COMMENT LA SUEDE DEVIENT UNE SOCIÉTÉ SANS PÉTROLE?
Face à la diminution des réserves d'énergies fossiles, la Suède a d'ores et déjà commencé leur substitution, avec l'objectif de réduire considérablement sa dépendance pétrolière dans les secteurs les plus consommateurs à l'horizon 2020. Son investissement dans les énergies renouvelabes pourrait placer le pays à l'avant-garde des technologies de développement durable.
Souhaitant relever le défi imposé par l'épuisement des combustibles fossiles, mais aussi réduire les émission de gaz à effet de serre engendrées par leur consommation, le gouvernement suédois a nommé en 2005 une commission pour l'indépendance pétrolière. Réunissant des chercheurs, des industriels et des fonctionnaires, elle a présenté l'année suivante une stratégie intitulée "faire de la suède une société sans pétrole"
Les objectifs affichés pour une première phase, en 2010, sont ambitieux. Fondée en grande partie sur une politique d'efficacité énergétique, le programme vise à ce que l'ensemble de la société suédoise augmente cette efficacité de 20%. Les transports étant le secteur le plus consommateur de pétrole, puisque les automobiles brûlent les deux tiers du pétrole utilisé en Suède, la consommation d'essence et de diesel devra diminuer de 40% à 50%. Par ailleurs plus aucune habitation ni immeuble commercial ne devrait avoir recours au fioul pour le chauffage. Enfin, l'industrie devra restreindre ses besoins en pétrole de 25 à 40%.
CONVERSION AU VERT
Si élevées qu'ils paraissent, ces objectifs s'inscrivent dans la continuité d'une politique qui a fait ses preuve depuis les années 1970. En trente ans, la Suède a réduit de 70% son utilisation du pétrole pour le chauffage résidentiel, en particulier grâce à l'énergie tirée de la biomasse. Le bois et les déchêts verts représentent actuellement les deux tiers des combustibles utilisés.
La politique fiscale, avec notamment l'instauration en 1991 de la taxe sur les émissions de dioxyde de carbone, a grandement favorisé la "conversion au vert" selon le gouvernement.

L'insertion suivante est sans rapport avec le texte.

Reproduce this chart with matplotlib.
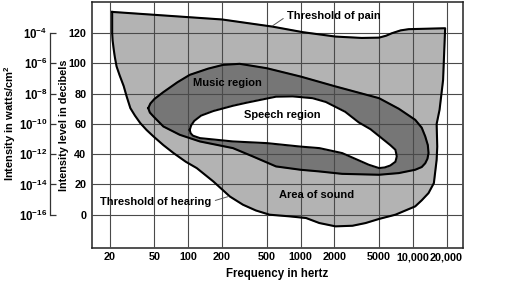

Cette taxe a rendu le chauffage au fioul économiquement désavantageux et l'Etat poursuit à présent une politique d'incitation fiscale en attribuant un crédit d'impôt aux foyers qui acquièrent des chaudières à bois.
Par ailleurs, grâce à la généralisation des biocombustibles et à un modernisation des bâtiments axés sur les performances énergétiques, l'objectif d'une consommation nulle en hydrocarbures dans le secteur de l'habitat pourrait être rapidement atteint.
Concernant les transports, la commission pour l'indépendance pétrolière admet que plus de quinze ans seront nécessaires avant que les véhicules puissent se passer totalement d'essence et de diesel. Mais la mutation des automobiles est en bonne voie. Premier pays consommateur d'éthanol en Europe, la Suède est parvenue à en généraliser l'usage. La pluspart des bus de ville roulent au bioéthanol pur. L'E-5 (95% de pétrole, 5% d'éthanol) est l'agrocarburant le plus utilisé par les véhicules privés, mais déjà plusieurs centaines de milliers de voitures "flex-fuel" qui peuvent rouler avec l'E-85 (85% d'ethanol) sont en circulation. Les ventes de voitures "vertes" ne cessent d'augmenter, une politique d'encouragement favorisant là encore, cette conversion: parkings et péage urbain à l'entrée de Stockholm gratuis pour les véhicules moins polluants, exemption de taxes....
L'éthanol crée cependant une autre dépendance, puisque 80% carburant provient de la canne à sucre cultivés au Brésil, où les conditions de production intensive ont de lourdes conséquences sociales et environnementales. Se voulant un modèle de développement durable, la Suède mise sur son "or vert" autrement dit le bois des forêts qui couvrent plus de la moitié de son territoire pour produire de nouveaux agrocarburants plus rentables et respectueux de l'environnement.
Le biogaz issu de déchets organiques, actuellement expérimenté pour faire fonctionner un train, constitue également une piste majeure pour les besoins en énergie de l'industrie. Il permettrait aussi, à l'instar des autres énergies renouvelables (éolienne, solaire, marémotrice, etc..) de remplacer l'électricité d'origine nucléaire, avec laquelle le gouvernement veut rompre d'i'ci trente à quarante ans. Les investissements massifs dans la recherche-developpement sur ces ressources du futur sont donc au coeur du projet suédois. "Technologiquement optimiste", il s'appuie sur la mobilisation de tous les acteurs socio-économiques pour faire de la suède un laboratoire de premier plan.